Helen M. Alvaré, associate professor of law George Mason University, will receive the 2012 Notre Dame Evangelium Vitae Medal.
“Helen Alvaré has courageously and powerfully defended the cause of life against all comers for two decades,” said David Solomon, chair of the fund’s governing committee and William P. and Hazel B. White Director of the Center for Ethics and Culture. “In some of the darkest hours for the pro-life cause in this country, her voice was heard clearly. With a public presence in the popular debate, a foot in the scholarly world that bolsters and sustains the deep arguments on life issues, and her extraordinary ability to connect with people, she has been a hero to us all. We are honored to award her the Notre Dame Evangelium Vitae Medal.”
The Notre Dame Evangelium Vitae Medal, which is announced annually on Respect Life Sunday, the first Sunday of October, consists of a specially commissioned medal and $10,000 prize, to be presented at a spring banquet which will be held this year on April 25. Richard Doerflinger, associate director of the United States Conference of Catholic Bishops Secretariat for Pro Life Activities, was the medal’s 2011 recipient.
Alvaré earned her law degree from Cornell University in 1984 and a master’s degree in systematic theology from The Catholic University of America in 1989. She has practiced with the Philadelphia law firm of Stradley, Ronon, Stevens & Young, specializing in commercial litigation and free exercise of religion matters. Before joining George Mason’s law school faculty, she taught at Catholic University’s Columbus School of Law.
In 1987, Alvaré joined the Office of General Counsel for the National Conference of Catholic Bishops (NCCB), drafting amicus briefs in leading U.S. Supreme Court cases concerning abortion, euthanasia and the First Amendment’s establishment clause. For the next ten years, she worked with the Secretariat for Pro-Life Activities at the NCCB, lobbying, testifying before federal congressional committees, lecturing nationwide, and speaking on numerous television and radio programs for the U.S. Catholic bishops. She also assisted the Holy See on matters concerning women, marriage and the family, and respect for human life.
Alvaré chaired the commission investigating clerical abuse in the Archdiocese of Philadelphia and is an advisor to Pope Benedict XVI’s Pontifical Council for the Laity, as well as an ABC News consultant. Her scholarship concerns current controversies about abortion’s impact on women, marriage, parenting and the new reproductive technologies.
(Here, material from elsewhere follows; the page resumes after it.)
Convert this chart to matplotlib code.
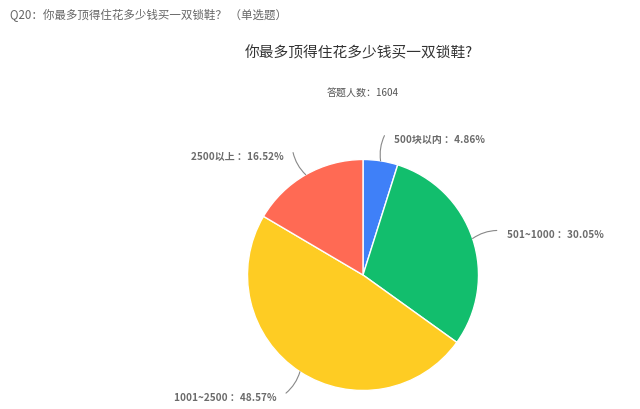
import numpy as np
import matplotlib
matplotlib.use('Agg')
from matplotlib import pyplot as plt

plt.rcParams['font.family'] = ['Noto Sans CJK SC', 'DejaVu Sans']

# survey answers
categories = ['500块以内', '501~1000', '1001~2500', '2500以上']
shares = [4.86, 30.05, 48.57, 16.52]
colors = ['#3F80F8', '#12BE6D', '#FECC23', '#FF6A54']

header = 'Q20：你最多顶得住花多少钱买一双锁鞋？ （单选题）'
title = '你最多顶得住花多少钱买一双锁鞋?'
subtitle = '答题人数：1604'

W, H = 640, 410
fig = plt.figure(figsize=(W / 100, H / 100), dpi=100)
ax = fig.add_axes([0, 0, 1, 1])

cx, cy, r = 363, H - 276, 115.5

wedges, _ = ax.pie(shares, colors=colors, startangle=90, counterclock=False,
                   center=(cx, cy), radius=r, frame=True,
                   wedgeprops=dict(edgecolor='white', linewidth=1))
ax.set_xlim(0, W)
ax.set_ylim(0, H)
ax.set_aspect('equal')
ax.axis('off')

# labels with leader lines
for w, cat, v in zip(wedges, categories, shares):
    ang = np.deg2rad((w.theta1 + w.theta2) / 2)
    x0, y0 = cx + r * np.cos(ang), cy + r * np.sin(ang)
    x1, y1 = cx + 141 * np.cos(ang), cy + 141 * np.sin(ang)
    right = np.cos(ang) > 0
    ax.annotate('', xy=(x0, y0), xytext=(x1, y1),
                arrowprops=dict(arrowstyle='-', color='#888888', lw=0.8,
                                shrinkA=0, shrinkB=0,
                                connectionstyle='arc3,rad=0.15'))
    tx = x1 + (10 if right else -9)
    ax.text(tx, y1 - 3.5, f'{cat} ：{v:.2f}%', ha='left' if right else 'right',
            va='center', fontsize=7.2, fontweight='bold', color='#6b6b6b')

fig.text(10 / W, 1 - 15 / H, header, fontsize=8.3, color='#666666', va='center')
fig.text(359 / W, 1 - 53 / H, title, fontsize=10.6, color='#333333',
         ha='center', va='center')
fig.text(363 / W, 1 - 93 / H, subtitle, fontsize=7.2, color='#555555',
         ha='center', va='center')

fig.savefig('out.png', dpi=100)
The Notre Dame Fund to Protect Human Life is an expendable fund at the University of Notre Dame dedicated to educating Notre Dame students regarding the dignity of human life, specifically at its beginning stages, and to encouraging relevant understanding, support and involvement among the entire Notre Dame community on beginning of life issues. The Fund is administered by a five-member committee whose members are Solomon; Elizabeth Kirk, research fellow at the Center for Ethics and Culture; Rev. Wilson Miscamble, C.S.C., professor of history; O. Carter Snead, associate professor of law, and Daniel Philpott, associate professor of political science and peace studies.